-- begin --

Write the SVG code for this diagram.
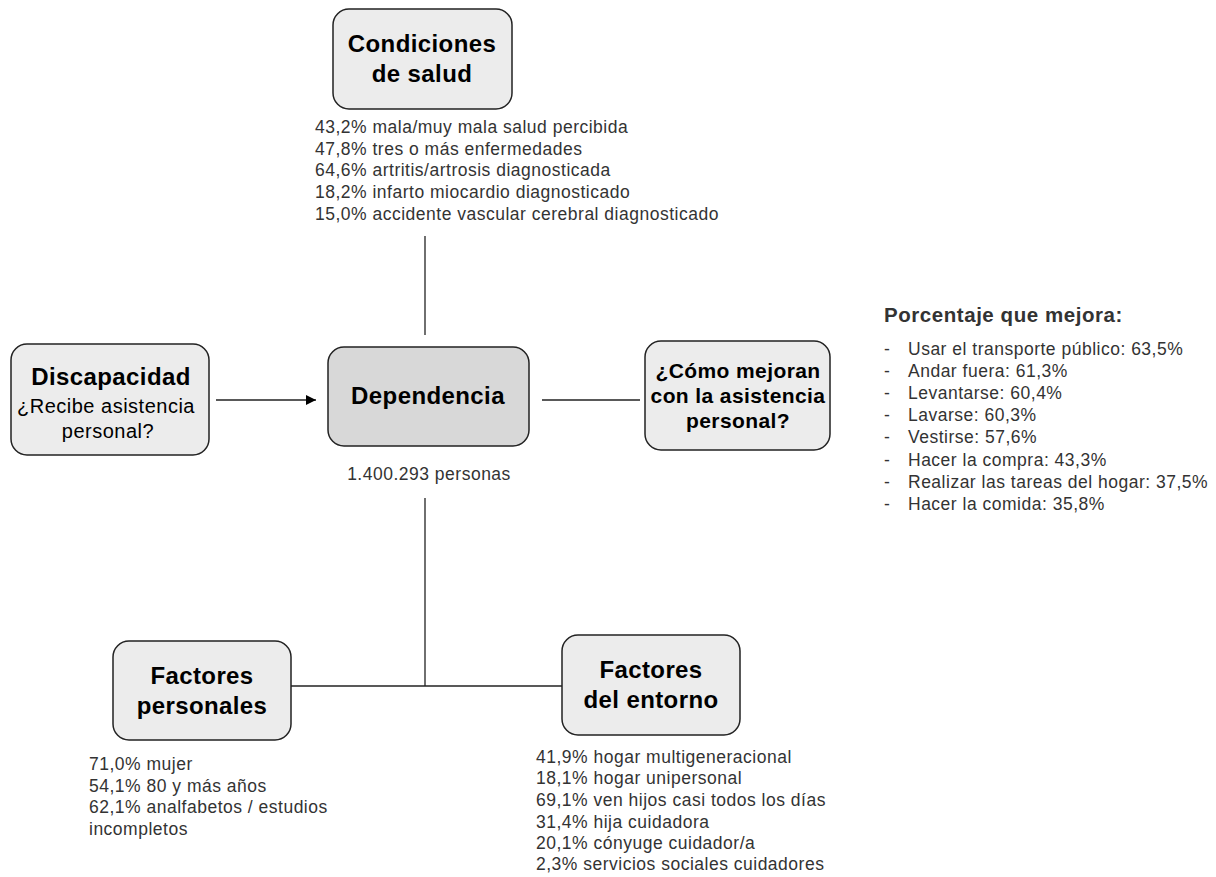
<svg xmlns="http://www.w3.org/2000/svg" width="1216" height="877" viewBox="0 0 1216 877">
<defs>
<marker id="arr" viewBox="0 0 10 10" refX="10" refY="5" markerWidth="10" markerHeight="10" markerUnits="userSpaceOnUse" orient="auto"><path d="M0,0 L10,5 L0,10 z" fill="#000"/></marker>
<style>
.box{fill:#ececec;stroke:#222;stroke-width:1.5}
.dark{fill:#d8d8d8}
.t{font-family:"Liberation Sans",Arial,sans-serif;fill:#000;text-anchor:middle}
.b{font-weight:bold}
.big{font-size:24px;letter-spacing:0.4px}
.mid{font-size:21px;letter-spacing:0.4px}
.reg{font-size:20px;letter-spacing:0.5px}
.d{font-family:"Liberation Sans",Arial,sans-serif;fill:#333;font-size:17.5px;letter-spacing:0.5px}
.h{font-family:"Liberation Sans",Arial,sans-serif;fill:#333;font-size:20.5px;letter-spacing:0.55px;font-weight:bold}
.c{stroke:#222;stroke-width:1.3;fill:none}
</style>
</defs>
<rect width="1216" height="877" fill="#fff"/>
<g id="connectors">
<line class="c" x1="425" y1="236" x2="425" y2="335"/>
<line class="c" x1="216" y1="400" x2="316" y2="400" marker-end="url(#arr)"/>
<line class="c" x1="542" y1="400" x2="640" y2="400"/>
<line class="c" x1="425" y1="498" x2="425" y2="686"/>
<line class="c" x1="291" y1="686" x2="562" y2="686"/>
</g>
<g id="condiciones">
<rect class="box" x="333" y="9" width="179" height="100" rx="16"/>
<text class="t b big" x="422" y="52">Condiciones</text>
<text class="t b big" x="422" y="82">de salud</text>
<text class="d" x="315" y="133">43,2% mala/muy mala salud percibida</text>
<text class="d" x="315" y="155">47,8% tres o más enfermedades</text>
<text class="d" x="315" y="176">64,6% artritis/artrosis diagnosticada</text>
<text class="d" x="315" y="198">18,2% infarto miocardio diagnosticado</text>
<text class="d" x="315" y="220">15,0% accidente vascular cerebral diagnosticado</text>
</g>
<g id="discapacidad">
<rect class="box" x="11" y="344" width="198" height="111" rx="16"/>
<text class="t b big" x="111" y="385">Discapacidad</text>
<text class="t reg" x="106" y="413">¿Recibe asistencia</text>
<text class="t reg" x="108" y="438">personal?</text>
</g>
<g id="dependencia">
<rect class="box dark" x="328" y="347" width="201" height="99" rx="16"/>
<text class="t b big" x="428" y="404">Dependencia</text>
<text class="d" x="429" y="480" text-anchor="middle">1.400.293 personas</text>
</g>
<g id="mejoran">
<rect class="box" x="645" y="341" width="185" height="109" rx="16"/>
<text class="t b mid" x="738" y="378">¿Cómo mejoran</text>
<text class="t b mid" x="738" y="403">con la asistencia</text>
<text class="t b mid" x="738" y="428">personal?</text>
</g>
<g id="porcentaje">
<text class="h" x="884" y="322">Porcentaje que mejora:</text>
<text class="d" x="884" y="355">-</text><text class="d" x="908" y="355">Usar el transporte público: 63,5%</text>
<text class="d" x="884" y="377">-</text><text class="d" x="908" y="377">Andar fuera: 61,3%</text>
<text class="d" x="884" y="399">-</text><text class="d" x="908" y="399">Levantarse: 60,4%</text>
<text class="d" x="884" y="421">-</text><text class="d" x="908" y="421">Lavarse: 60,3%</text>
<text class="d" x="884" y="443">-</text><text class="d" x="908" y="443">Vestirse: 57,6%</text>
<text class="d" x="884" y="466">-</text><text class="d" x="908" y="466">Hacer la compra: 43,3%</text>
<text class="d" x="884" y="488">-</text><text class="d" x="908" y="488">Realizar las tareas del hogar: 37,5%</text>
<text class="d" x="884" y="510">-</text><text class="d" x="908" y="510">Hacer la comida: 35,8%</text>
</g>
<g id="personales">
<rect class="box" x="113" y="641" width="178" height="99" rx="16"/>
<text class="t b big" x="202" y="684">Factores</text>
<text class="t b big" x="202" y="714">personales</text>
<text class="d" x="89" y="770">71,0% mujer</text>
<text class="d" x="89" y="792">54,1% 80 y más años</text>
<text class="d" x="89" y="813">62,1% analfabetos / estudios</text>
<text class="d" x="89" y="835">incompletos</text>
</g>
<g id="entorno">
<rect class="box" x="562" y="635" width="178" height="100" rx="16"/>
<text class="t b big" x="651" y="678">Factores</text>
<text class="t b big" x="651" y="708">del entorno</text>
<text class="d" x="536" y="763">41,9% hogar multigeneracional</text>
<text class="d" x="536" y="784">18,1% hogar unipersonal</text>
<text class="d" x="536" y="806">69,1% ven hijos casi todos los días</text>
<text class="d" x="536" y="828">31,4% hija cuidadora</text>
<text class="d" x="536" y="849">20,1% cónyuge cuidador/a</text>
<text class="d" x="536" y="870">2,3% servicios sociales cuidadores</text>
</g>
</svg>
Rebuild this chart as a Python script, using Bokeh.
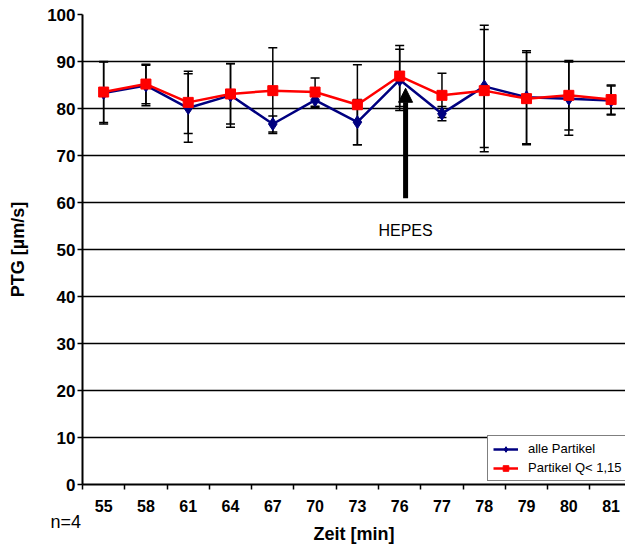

-- end --

-- EXERCISE DESCRIPTION --
Repeat the records word for word. Any picture in them should be left out.

-- SOLUTION FOR THIS EXERCISE --
Write the SVG code for this diagram.
<svg xmlns="http://www.w3.org/2000/svg" width="1216" height="877" viewBox="0 0 1216 877">
<defs>
<marker id="arr" viewBox="0 0 10 10" refX="10" refY="5" markerWidth="10" markerHeight="10" markerUnits="userSpaceOnUse" orient="auto"><path d="M0,0 L10,5 L0,10 z" fill="#000"/></marker>
<style>
.box{fill:#ececec;stroke:#222;stroke-width:1.5}
.dark{fill:#d8d8d8}
.t{font-family:"Liberation Sans",Arial,sans-serif;fill:#000;text-anchor:middle}
.b{font-weight:bold}
.big{font-size:24px;letter-spacing:0.4px}
.mid{font-size:21px;letter-spacing:0.4px}
.reg{font-size:20px;letter-spacing:0.5px}
.d{font-family:"Liberation Sans",Arial,sans-serif;fill:#333;font-size:17.5px;letter-spacing:0.5px}
.h{font-family:"Liberation Sans",Arial,sans-serif;fill:#333;font-size:20.5px;letter-spacing:0.55px;font-weight:bold}
.c{stroke:#222;stroke-width:1.3;fill:none}
</style>
</defs>
<rect width="1216" height="877" fill="#fff"/>
<g id="connectors">
<line class="c" x1="425" y1="236" x2="425" y2="335"/>
<line class="c" x1="216" y1="400" x2="316" y2="400" marker-end="url(#arr)"/>
<line class="c" x1="542" y1="400" x2="640" y2="400"/>
<line class="c" x1="425" y1="498" x2="425" y2="686"/>
<line class="c" x1="291" y1="686" x2="562" y2="686"/>
</g>
<g id="condiciones">
<rect class="box" x="333" y="9" width="179" height="100" rx="16"/>
<text class="t b big" x="422" y="52">Condiciones</text>
<text class="t b big" x="422" y="82">de salud</text>
<text class="d" x="315" y="133">43,2% mala/muy mala salud percibida</text>
<text class="d" x="315" y="155">47,8% tres o más enfermedades</text>
<text class="d" x="315" y="176">64,6% artritis/artrosis diagnosticada</text>
<text class="d" x="315" y="198">18,2% infarto miocardio diagnosticado</text>
<text class="d" x="315" y="220">15,0% accidente vascular cerebral diagnosticado</text>
</g>
<g id="discapacidad">
<rect class="box" x="11" y="344" width="198" height="111" rx="16"/>
<text class="t b big" x="111" y="385">Discapacidad</text>
<text class="t reg" x="106" y="413">¿Recibe asistencia</text>
<text class="t reg" x="108" y="438">personal?</text>
</g>
<g id="dependencia">
<rect class="box dark" x="328" y="347" width="201" height="99" rx="16"/>
<text class="t b big" x="428" y="404">Dependencia</text>
<text class="d" x="429" y="480" text-anchor="middle">1.400.293 personas</text>
</g>
<g id="mejoran">
<rect class="box" x="645" y="341" width="185" height="109" rx="16"/>
<text class="t b mid" x="738" y="378">¿Cómo mejoran</text>
<text class="t b mid" x="738" y="403">con la asistencia</text>
<text class="t b mid" x="738" y="428">personal?</text>
</g>
<g id="porcentaje">
<text class="h" x="884" y="322">Porcentaje que mejora:</text>
<text class="d" x="884" y="355">-</text><text class="d" x="908" y="355">Usar el transporte público: 63,5%</text>
<text class="d" x="884" y="377">-</text><text class="d" x="908" y="377">Andar fuera: 61,3%</text>
<text class="d" x="884" y="399">-</text><text class="d" x="908" y="399">Levantarse: 60,4%</text>
<text class="d" x="884" y="421">-</text><text class="d" x="908" y="421">Lavarse: 60,3%</text>
<text class="d" x="884" y="443">-</text><text class="d" x="908" y="443">Vestirse: 57,6%</text>
<text class="d" x="884" y="466">-</text><text class="d" x="908" y="466">Hacer la compra: 43,3%</text>
<text class="d" x="884" y="488">-</text><text class="d" x="908" y="488">Realizar las tareas del hogar: 37,5%</text>
<text class="d" x="884" y="510">-</text><text class="d" x="908" y="510">Hacer la comida: 35,8%</text>
</g>
<g id="personales">
<rect class="box" x="113" y="641" width="178" height="99" rx="16"/>
<text class="t b big" x="202" y="684">Factores</text>
<text class="t b big" x="202" y="714">personales</text>
<text class="d" x="89" y="770">71,0% mujer</text>
<text class="d" x="89" y="792">54,1% 80 y más años</text>
<text class="d" x="89" y="813">62,1% analfabetos / estudios</text>
<text class="d" x="89" y="835">incompletos</text>
</g>
<g id="entorno">
<rect class="box" x="562" y="635" width="178" height="100" rx="16"/>
<text class="t b big" x="651" y="678">Factores</text>
<text class="t b big" x="651" y="708">del entorno</text>
<text class="d" x="536" y="763">41,9% hogar multigeneracional</text>
<text class="d" x="536" y="784">18,1% hogar unipersonal</text>
<text class="d" x="536" y="806">69,1% ven hijos casi todos los días</text>
<text class="d" x="536" y="828">31,4% hija cuidadora</text>
<text class="d" x="536" y="849">20,1% cónyuge cuidador/a</text>
<text class="d" x="536" y="870">2,3% servicios sociales cuidadores</text>
</g>
</svg>
Rebuild this chart as a Python script, using Bokeh.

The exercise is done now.